Melehy described the problems he sees if Faculty Council has an insider culture and a non-representative system.
“One is that dissent is nearly curtailed. Had more people been willing to point out what was severely wrong over the years, the damage we sustained would likely be less, even considerably less,” he said.
Since coming to UNC in 2004, he said he had seen one example of these problems in the case of Jan Boxill, the former faculty chairwoman and philosophy professor maligned in the Wainstein report.
“Over 10 years at UNC it became clear to me that Jan Boxill was an exemplar of insider culture and, more recently, that she used her position as cover to play a major role in what went severely wrong,” he said.
“At my very first faculty council meeting, I was struck by the insider culture.
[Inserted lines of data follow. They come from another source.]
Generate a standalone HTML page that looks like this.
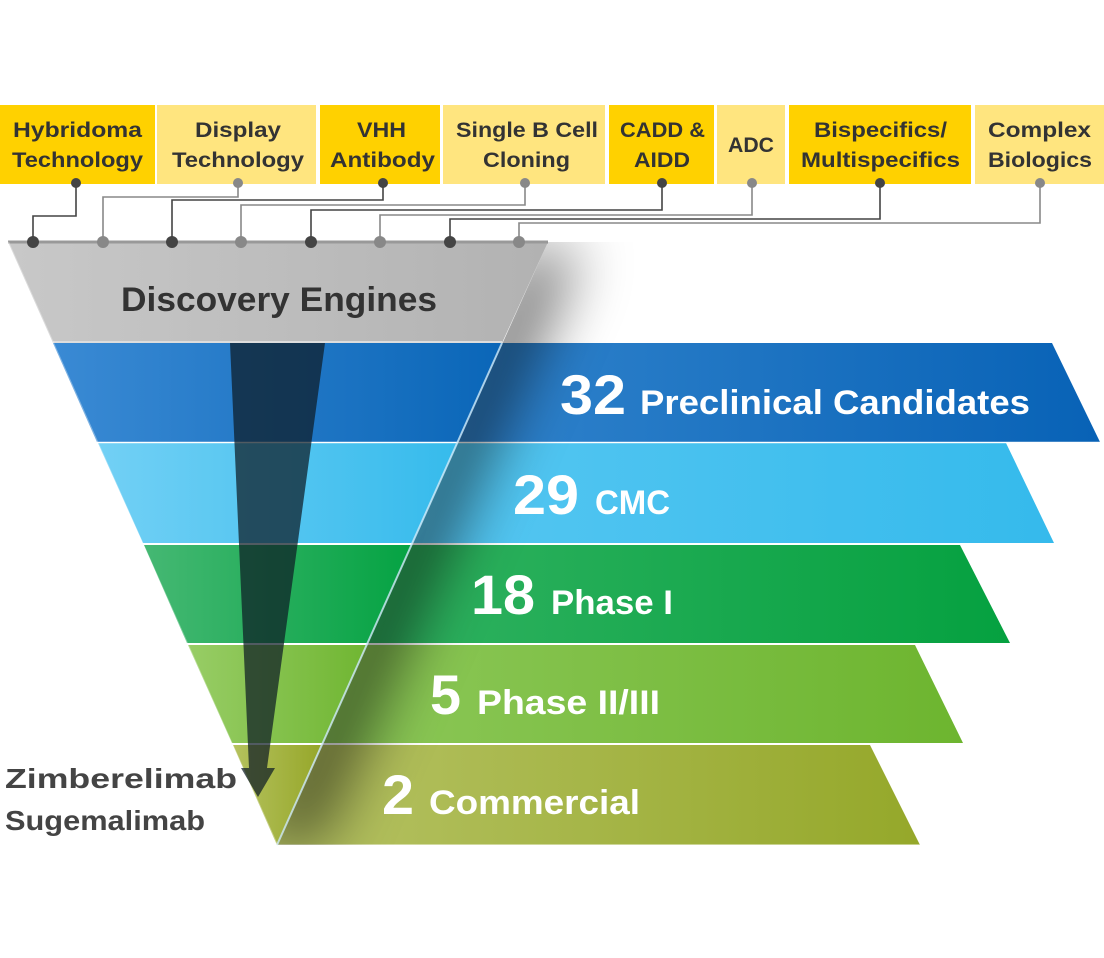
<!DOCTYPE html>
<html><head><meta charset="utf-8"><style>
html,body{margin:0;padding:0;background:#fff;}
svg{display:block;}
text{font-family:"Liberation Sans",sans-serif;}
</style></head><body>
<svg width="1104" height="958" viewBox="0 0 1104 958" xmlns="http://www.w3.org/2000/svg">
<defs>
<linearGradient id="g1" x1="0" x2="1"><stop offset="0" stop-color="#4a98da"/><stop offset="1" stop-color="#0862b6"/></linearGradient>
<linearGradient id="g1i" x1="0" x2="1"><stop offset="0" stop-color="#3a8ad4"/><stop offset="1" stop-color="#0a66b8"/></linearGradient>
<linearGradient id="g2" x1="0" x2="1"><stop offset="0" stop-color="#66cdf4"/><stop offset="1" stop-color="#35baec"/></linearGradient>
<linearGradient id="g2i" x1="0" x2="1"><stop offset="0" stop-color="#72d0f5"/><stop offset="1" stop-color="#36bbec"/></linearGradient>
<linearGradient id="g3" x1="0" x2="1"><stop offset="0" stop-color="#40b86c"/><stop offset="1" stop-color="#05a140"/></linearGradient>
<linearGradient id="g3i" x1="0" x2="1"><stop offset="0" stop-color="#45b873"/><stop offset="1" stop-color="#05a343"/></linearGradient>
<linearGradient id="g4" x1="0" x2="1"><stop offset="0" stop-color="#94cc62"/><stop offset="1" stop-color="#6db52f"/></linearGradient>
<linearGradient id="g4i" x1="0" x2="1"><stop offset="0" stop-color="#98cd66"/><stop offset="1" stop-color="#70b632"/></linearGradient>
<linearGradient id="g5" x1="0" x2="1"><stop offset="0" stop-color="#b8c468"/><stop offset="1" stop-color="#95a82a"/></linearGradient>
<linearGradient id="g5i" x1="0" x2="1"><stop offset="0" stop-color="#b5c25e"/><stop offset="1" stop-color="#96a72a"/></linearGradient>
<linearGradient id="gg" x1="0" x2="1"><stop offset="0" stop-color="#c8c8c8"/><stop offset="1" stop-color="#b2b2b2"/></linearGradient>
<filter id="bl" x="-50%" y="-50%" width="200%" height="200%"><feGaussianBlur stdDeviation="30"/></filter>
<clipPath id="cp"><polygon points="548,242 1104,242 1104,845 277,845"/></clipPath>
</defs>

<!-- boxes -->
<g>
<rect x="0" y="105" width="155" height="79" fill="#ffd100"/>
<rect x="157" y="105" width="159" height="79" fill="#ffe57f"/>
<rect x="320" y="105" width="120" height="79" fill="#ffd100"/>
<rect x="443" y="105" width="162" height="79" fill="#ffe57f"/>
<rect x="609" y="105" width="105" height="79" fill="#ffd100"/>
<rect x="717" y="105" width="68" height="79" fill="#ffe57f"/>
<rect x="789" y="105" width="182" height="79" fill="#ffd100"/>
<rect x="975" y="105" width="129" height="79" fill="#ffe57f"/>
</g>
<g font-size="21" font-weight="bold" fill="#333" lengthAdjust="spacingAndGlyphs">
<text x="13" y="137" textLength="129" lengthAdjust="spacingAndGlyphs">Hybridoma</text><text x="12" y="167" textLength="131" lengthAdjust="spacingAndGlyphs">Technology</text>
<text x="195" y="137" textLength="86" lengthAdjust="spacingAndGlyphs">Display</text><text x="172" y="167" textLength="132" lengthAdjust="spacingAndGlyphs">Technology</text>
<text x="357" y="137" textLength="49" lengthAdjust="spacingAndGlyphs">VHH</text><text x="330" y="167" textLength="105" lengthAdjust="spacingAndGlyphs">Antibody</text>
<text x="456" y="137" textLength="142" lengthAdjust="spacingAndGlyphs">Single B Cell</text><text x="483" y="167" textLength="87" lengthAdjust="spacingAndGlyphs">Cloning</text>
<text x="620" y="137" textLength="85" lengthAdjust="spacingAndGlyphs">CADD &amp;</text><text x="634" y="167" textLength="56" lengthAdjust="spacingAndGlyphs">AIDD</text>
<text x="728" y="152" textLength="46" lengthAdjust="spacingAndGlyphs">ADC</text>
<text x="814" y="137" textLength="133" lengthAdjust="spacingAndGlyphs">Bispecifics/</text><text x="801" y="167" textLength="159" lengthAdjust="spacingAndGlyphs">Multispecifics</text>
<text x="988" y="137" textLength="103" lengthAdjust="spacingAndGlyphs">Complex</text><text x="988" y="167" textLength="104" lengthAdjust="spacingAndGlyphs">Biologics</text>
</g>

<!-- connectors -->
<g fill="none" stroke-width="1.6">
<polyline points="76,183 76,216 33,216 33,242" stroke="#444"/>
<polyline points="238,183 238,197 103,197 103,242" stroke="#888"/>
<polyline points="383,183 383,200 172,200 172,242" stroke="#444"/>
<polyline points="525,183 525,205 241,205 241,242" stroke="#888"/>
<polyline points="662,183 662,210 311,210 311,242" stroke="#444"/>
<polyline points="752,183 752,215 380,215 380,242" stroke="#888"/>
<polyline points="880,183 880,219 450,219 450,242" stroke="#444"/>
<polyline points="1040,183 1040,223 519,223 519,242" stroke="#888"/>
</g>

<!-- gray funnel top -->
<polygon points="8,242 548,242 502,343 53,343" fill="url(#gg)"/>
<line x1="8" y1="242" x2="548" y2="242" stroke="#999" stroke-width="3"/>
<line x1="53" y1="342" x2="502" y2="342" stroke="#ddd" stroke-width="2"/>
<text x="121" y="311" font-size="34" font-weight="bold" fill="#333" textLength="316" lengthAdjust="spacingAndGlyphs">Discovery Engines</text>

<g fill="#444"><circle cx="76" cy="183" r="5"/><circle cx="383" cy="183" r="5"/><circle cx="662" cy="183" r="5"/><circle cx="880" cy="183" r="5"/>
<circle cx="33" cy="242" r="6"/><circle cx="172" cy="242" r="6"/><circle cx="311" cy="242" r="6"/><circle cx="450" cy="242" r="6"/></g>
<g fill="#888"><circle cx="238" cy="183" r="5"/><circle cx="525" cy="183" r="5"/><circle cx="752" cy="183" r="5"/><circle cx="1040" cy="183" r="5"/>
<circle cx="103" cy="242" r="6"/><circle cx="241" cy="242" r="6"/><circle cx="380" cy="242" r="6"/><circle cx="519" cy="242" r="6"/></g>

<!-- bands (outer) -->
<polygon points="53,343 1052,343 1100,442 97,442" fill="url(#g1)"/>
<polygon points="98,443 1006,443 1054,543 143,543" fill="url(#g2)"/>
<polygon points="144,545 960,545 1010,643 187,643" fill="url(#g3)"/>
<polygon points="188,645 915,645 963,743 232,743" fill="url(#g4)"/>
<polygon points="233,745 870,745 920,845 277,845" fill="url(#g5)"/>

<!-- inner bands -->
<polygon points="53,343 502,343 457,442 97,442" fill="url(#g1i)"/>
<polygon points="98,443 457,443 411,543 143,543" fill="url(#g2i)"/>
<polygon points="144,545 411,545 367,643 187,643" fill="url(#g3i)"/>
<polygon points="188,645 366,645 322,743 232,743" fill="url(#g4i)"/>
<polygon points="233,745 321,745 277,845" fill="url(#g5i)"/>

<!-- band separator light lines -->
<g stroke="#ffffff" stroke-opacity="0.45" stroke-width="2">
<line x1="97" y1="442.5" x2="1100" y2="442.5"/>
<line x1="143" y1="544" x2="1054" y2="544"/>
<line x1="187" y1="644" x2="1010" y2="644"/>
<line x1="232" y1="744" x2="963" y2="744"/>
<line x1="277" y1="845" x2="920" y2="845"/>
</g>

<!-- shadow -->
<g clip-path="url(#cp)">
<polygon points="520,250 580,250 320,845 250,845" fill="#000" opacity="0.55" filter="url(#bl)"/>
</g>

<!-- funnel right edge line & left edge -->
<line x1="502" y1="343" x2="277" y2="845" stroke="#cde9f7" stroke-opacity="0.8" stroke-width="2"/>
<line x1="8" y1="242" x2="277" y2="845" stroke="#fff" stroke-opacity="0.35" stroke-width="2"/>

<!-- arrow -->
<polygon points="230,343 325,343 267,768 275,768 258,797 241,768 249,768" fill="#0e1c26" fill-opacity="0.72"/>

<!-- band text -->
<g fill="#fff" font-weight="bold">
<text x="560" y="414" font-size="56" textLength="66" lengthAdjust="spacingAndGlyphs">32</text>
<text x="640" y="414" font-size="34" textLength="390" lengthAdjust="spacingAndGlyphs">Preclinical Candidates</text>
<text x="513" y="514" font-size="56" textLength="66" lengthAdjust="spacingAndGlyphs">29</text>
<text x="595" y="514" font-size="34" textLength="75" lengthAdjust="spacingAndGlyphs">CMC</text>
<text x="471" y="614" font-size="56" textLength="64" lengthAdjust="spacingAndGlyphs">18</text>
<text x="551" y="614" font-size="34" textLength="122" lengthAdjust="spacingAndGlyphs">Phase I</text>
<text x="430" y="714" font-size="56" textLength="31" lengthAdjust="spacingAndGlyphs">5</text>
<text x="477" y="714" font-size="34" textLength="183" lengthAdjust="spacingAndGlyphs">Phase II/III</text>
<text x="382" y="814" font-size="56" textLength="32" lengthAdjust="spacingAndGlyphs">2</text>
<text x="429" y="814" font-size="34" textLength="211" lengthAdjust="spacingAndGlyphs">Commercial</text>
</g>

<g fill="#444" font-size="28" font-weight="bold">
<text x="5" y="788" textLength="232" lengthAdjust="spacingAndGlyphs">Zimberelimab</text>
<text x="5" y="830" textLength="200" lengthAdjust="spacingAndGlyphs">Sugemalimab</text>
</g>
</svg>
</body></html>
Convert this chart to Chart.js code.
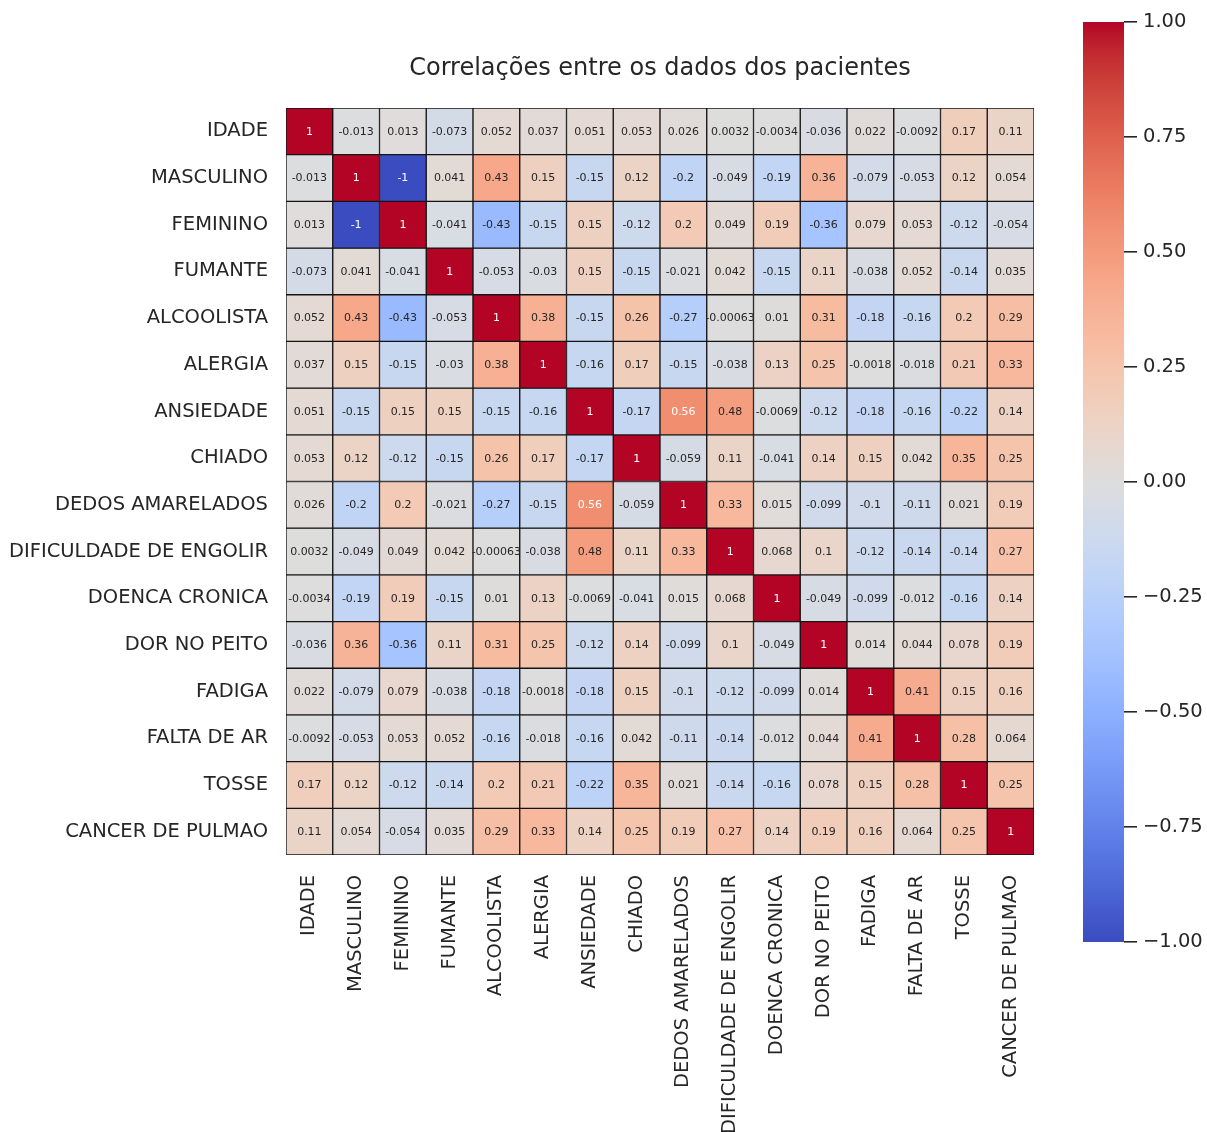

There was a statement signed unanimously by all members of the Faculty Executive Committee at the time supporting (Boxill’s) integrity and honest. She’d spend thirteen minutes, backed by that statement, telling us lies about her role in a certain set of events.”
To change the problematic culture, Melehy said he recommended reforming Faculty Council’s electoral processes and instituting term limits for members.
Secretary of the Faculty Joseph Ferrell said he did not invent the current process and did not want to defend it. He said he wishes it were more open.
He and Cairns said they appreciated the suggestions.
“I want everyone here to believe that this process works for everyone, no matter what your issue is, and we’re not just going to say no, we don’t want to talk about this,” Cairns said.
“Bring it up and let’s make sure that it’s working for everybody and that we’re transparent about it.”